# What to produce
Reproduce exactly, and nothing else, the lines from the one that contains "Convert this chart to Chart.js code." through the one that contains "0.01, 0.008, 0.006];". Leave the pictures out.

# Data provided

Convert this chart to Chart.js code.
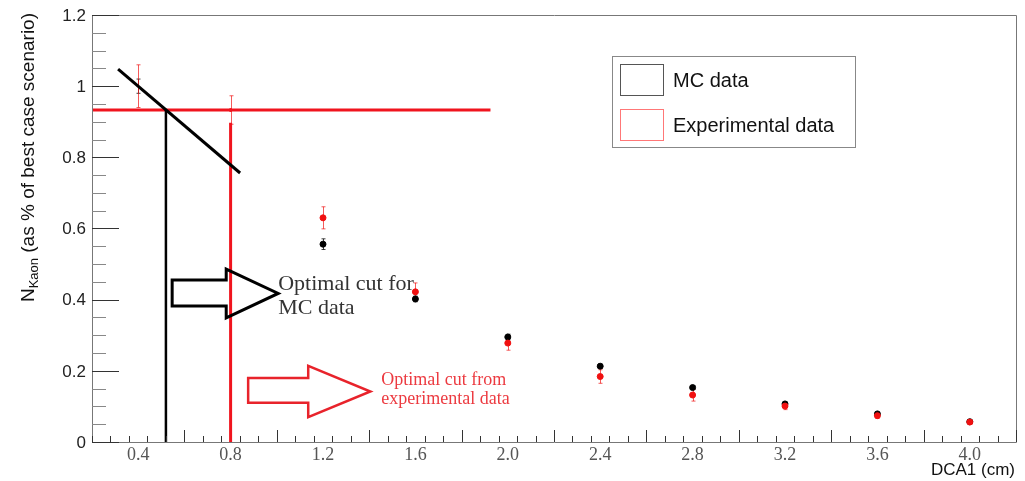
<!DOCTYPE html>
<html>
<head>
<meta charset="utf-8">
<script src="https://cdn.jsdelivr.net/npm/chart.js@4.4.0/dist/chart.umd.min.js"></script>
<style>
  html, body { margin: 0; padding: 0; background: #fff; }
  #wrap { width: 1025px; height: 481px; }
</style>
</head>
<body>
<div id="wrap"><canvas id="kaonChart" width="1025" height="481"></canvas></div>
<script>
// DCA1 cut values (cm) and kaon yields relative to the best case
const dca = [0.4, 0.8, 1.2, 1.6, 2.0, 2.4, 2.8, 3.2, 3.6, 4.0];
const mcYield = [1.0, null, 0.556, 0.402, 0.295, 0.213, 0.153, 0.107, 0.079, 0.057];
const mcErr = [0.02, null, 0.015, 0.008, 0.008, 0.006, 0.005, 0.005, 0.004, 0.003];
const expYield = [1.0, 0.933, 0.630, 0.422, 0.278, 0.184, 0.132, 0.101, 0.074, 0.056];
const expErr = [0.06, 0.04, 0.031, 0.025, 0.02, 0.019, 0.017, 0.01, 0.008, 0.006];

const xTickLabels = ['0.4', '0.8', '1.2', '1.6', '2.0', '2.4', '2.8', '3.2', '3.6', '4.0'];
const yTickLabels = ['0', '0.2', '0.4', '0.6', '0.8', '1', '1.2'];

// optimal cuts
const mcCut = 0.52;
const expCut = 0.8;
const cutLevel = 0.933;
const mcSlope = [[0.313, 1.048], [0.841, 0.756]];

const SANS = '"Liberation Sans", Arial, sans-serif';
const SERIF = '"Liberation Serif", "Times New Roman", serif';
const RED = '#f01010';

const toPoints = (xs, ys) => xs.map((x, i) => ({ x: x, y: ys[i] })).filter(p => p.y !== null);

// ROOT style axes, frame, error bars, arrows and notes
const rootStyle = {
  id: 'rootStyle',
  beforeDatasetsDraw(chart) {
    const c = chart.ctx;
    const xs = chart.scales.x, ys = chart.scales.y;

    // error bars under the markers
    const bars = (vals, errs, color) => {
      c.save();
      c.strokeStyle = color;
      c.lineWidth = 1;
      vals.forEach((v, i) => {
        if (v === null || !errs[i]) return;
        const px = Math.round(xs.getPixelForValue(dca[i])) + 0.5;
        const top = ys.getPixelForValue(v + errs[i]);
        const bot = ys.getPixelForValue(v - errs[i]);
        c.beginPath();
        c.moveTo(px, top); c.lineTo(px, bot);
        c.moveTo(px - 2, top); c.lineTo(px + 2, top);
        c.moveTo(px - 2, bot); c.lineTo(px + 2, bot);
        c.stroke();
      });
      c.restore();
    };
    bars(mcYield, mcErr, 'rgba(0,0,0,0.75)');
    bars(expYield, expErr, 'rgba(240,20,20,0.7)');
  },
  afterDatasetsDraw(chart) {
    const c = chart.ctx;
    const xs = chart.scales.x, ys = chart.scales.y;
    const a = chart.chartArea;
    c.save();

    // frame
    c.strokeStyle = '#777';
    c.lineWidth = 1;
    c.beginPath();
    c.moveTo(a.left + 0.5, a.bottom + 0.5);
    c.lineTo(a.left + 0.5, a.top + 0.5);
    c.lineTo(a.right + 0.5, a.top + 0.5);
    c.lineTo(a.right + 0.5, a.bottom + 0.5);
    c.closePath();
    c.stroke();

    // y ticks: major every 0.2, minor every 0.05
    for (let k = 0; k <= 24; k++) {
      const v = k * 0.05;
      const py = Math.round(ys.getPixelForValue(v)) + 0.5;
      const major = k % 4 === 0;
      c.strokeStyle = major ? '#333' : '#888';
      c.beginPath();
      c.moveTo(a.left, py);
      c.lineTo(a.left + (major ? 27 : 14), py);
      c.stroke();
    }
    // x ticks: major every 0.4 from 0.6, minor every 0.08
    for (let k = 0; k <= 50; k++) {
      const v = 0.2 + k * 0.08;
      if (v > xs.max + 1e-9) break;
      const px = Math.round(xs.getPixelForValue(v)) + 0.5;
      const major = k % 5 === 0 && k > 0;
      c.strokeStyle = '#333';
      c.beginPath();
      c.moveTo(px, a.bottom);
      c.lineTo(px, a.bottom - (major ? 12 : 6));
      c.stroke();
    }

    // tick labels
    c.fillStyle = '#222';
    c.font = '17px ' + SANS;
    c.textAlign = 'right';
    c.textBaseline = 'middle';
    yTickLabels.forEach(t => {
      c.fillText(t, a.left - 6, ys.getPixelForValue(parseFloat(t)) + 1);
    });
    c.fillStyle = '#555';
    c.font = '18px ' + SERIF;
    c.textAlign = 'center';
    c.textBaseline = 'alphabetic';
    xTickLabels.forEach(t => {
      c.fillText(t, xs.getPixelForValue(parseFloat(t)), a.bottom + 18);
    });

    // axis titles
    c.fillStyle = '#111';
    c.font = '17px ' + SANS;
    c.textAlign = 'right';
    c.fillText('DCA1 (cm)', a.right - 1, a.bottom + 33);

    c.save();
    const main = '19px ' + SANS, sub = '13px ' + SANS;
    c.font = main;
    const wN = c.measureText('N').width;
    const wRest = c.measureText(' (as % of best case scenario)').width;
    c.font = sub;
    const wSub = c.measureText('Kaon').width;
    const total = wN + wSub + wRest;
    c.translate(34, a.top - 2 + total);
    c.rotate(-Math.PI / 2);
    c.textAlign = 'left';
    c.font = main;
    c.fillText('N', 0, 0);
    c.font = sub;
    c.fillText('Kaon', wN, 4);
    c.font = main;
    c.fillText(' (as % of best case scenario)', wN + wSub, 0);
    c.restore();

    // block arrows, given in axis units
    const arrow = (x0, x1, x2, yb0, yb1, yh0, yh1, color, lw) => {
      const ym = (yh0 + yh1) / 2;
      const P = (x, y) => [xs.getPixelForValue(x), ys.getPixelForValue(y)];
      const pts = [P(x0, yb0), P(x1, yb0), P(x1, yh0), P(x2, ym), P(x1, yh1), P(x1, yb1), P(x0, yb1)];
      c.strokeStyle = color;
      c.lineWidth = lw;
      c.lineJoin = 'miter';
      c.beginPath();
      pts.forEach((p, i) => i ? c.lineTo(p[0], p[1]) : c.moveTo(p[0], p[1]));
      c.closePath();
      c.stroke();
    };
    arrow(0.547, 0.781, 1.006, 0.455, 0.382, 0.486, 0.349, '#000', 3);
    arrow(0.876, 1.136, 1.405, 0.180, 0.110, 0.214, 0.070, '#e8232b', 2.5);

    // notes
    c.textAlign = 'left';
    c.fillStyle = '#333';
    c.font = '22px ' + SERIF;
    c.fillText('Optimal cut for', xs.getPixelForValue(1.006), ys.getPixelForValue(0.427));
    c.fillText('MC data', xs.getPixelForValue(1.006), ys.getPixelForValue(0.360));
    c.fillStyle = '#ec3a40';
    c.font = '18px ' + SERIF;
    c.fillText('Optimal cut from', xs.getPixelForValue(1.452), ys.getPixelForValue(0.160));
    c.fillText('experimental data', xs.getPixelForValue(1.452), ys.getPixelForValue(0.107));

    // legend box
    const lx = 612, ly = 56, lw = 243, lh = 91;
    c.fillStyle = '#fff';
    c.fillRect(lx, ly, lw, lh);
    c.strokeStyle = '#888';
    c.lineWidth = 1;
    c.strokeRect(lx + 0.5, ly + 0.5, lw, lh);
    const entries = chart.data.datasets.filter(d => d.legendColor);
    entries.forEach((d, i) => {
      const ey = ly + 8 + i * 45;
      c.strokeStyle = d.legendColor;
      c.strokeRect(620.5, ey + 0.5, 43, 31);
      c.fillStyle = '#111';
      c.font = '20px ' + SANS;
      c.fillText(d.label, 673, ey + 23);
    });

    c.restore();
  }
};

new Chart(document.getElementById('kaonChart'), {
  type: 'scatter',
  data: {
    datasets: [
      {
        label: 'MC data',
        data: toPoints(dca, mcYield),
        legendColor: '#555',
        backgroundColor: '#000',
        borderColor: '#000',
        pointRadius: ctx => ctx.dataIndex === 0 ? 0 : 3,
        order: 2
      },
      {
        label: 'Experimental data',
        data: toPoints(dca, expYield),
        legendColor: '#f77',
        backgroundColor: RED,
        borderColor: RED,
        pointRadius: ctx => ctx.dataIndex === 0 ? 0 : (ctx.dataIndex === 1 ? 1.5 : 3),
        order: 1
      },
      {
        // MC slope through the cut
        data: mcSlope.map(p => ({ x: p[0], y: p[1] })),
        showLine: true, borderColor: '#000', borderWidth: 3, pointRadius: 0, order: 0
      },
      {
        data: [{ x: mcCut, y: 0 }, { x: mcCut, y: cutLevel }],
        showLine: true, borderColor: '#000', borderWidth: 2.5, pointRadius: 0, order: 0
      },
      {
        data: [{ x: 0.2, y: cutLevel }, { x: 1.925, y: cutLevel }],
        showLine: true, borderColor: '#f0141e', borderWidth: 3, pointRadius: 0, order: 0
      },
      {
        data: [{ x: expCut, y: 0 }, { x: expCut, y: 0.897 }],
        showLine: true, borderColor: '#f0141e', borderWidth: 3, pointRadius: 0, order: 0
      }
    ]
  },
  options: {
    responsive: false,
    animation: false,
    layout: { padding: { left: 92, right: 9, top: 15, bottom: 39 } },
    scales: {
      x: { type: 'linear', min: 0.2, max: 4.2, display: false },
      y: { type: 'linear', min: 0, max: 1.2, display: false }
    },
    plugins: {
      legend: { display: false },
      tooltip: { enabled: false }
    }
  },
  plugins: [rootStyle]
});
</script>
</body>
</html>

* * *

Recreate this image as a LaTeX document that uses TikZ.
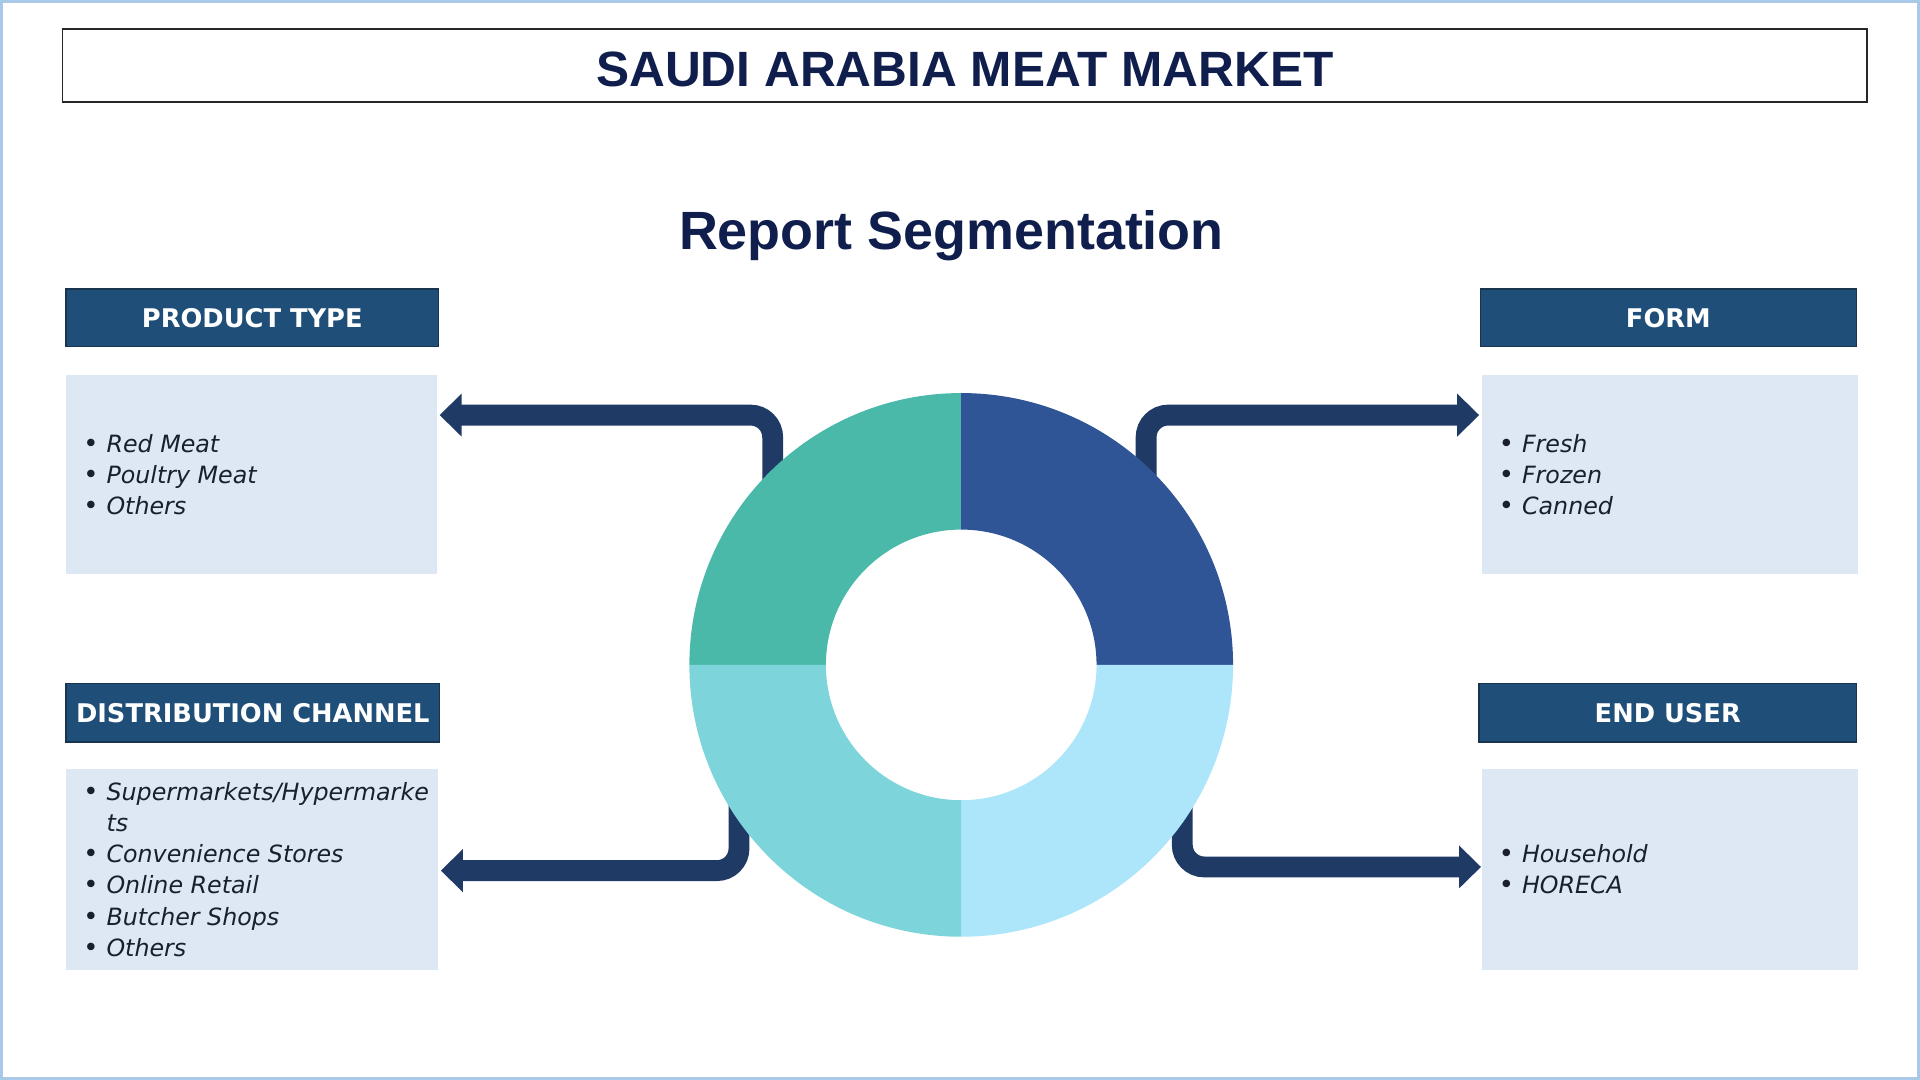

# Answer to the task
Convert this chart to Chart.js code.
<!DOCTYPE html>
<html>
<head>
<meta charset="utf-8">
<script src="https://cdn.jsdelivr.net/npm/chart.js@4.4.0/dist/chart.umd.min.js"></script>
<style>
  html, body { margin: 0; padding: 0; background: #fff; }
  #wrap { width: 1025px; height: 481px; }
</style>
</head>
<body>
<div id="wrap"><canvas id="kaonChart" width="1025" height="481"></canvas></div>
<script>
// DCA1 cut values (cm) and kaon yields relative to the best case
const dca = [0.4, 0.8, 1.2, 1.6, 2.0, 2.4, 2.8, 3.2, 3.6, 4.0];
const mcYield = [1.0, null, 0.556, 0.402, 0.295, 0.213, 0.153, 0.107, 0.079, 0.057];
const mcErr = [0.02, null, 0.015, 0.008, 0.008, 0.006, 0.005, 0.005, 0.004, 0.003];
const expYield = [1.0, 0.933, 0.630, 0.422, 0.278, 0.184, 0.132, 0.101, 0.074, 0.056];
const expErr = [0.06, 0.04, 0.031, 0.025, 0.02, 0.019, 0.017, 0.01, 0.008, 0.006];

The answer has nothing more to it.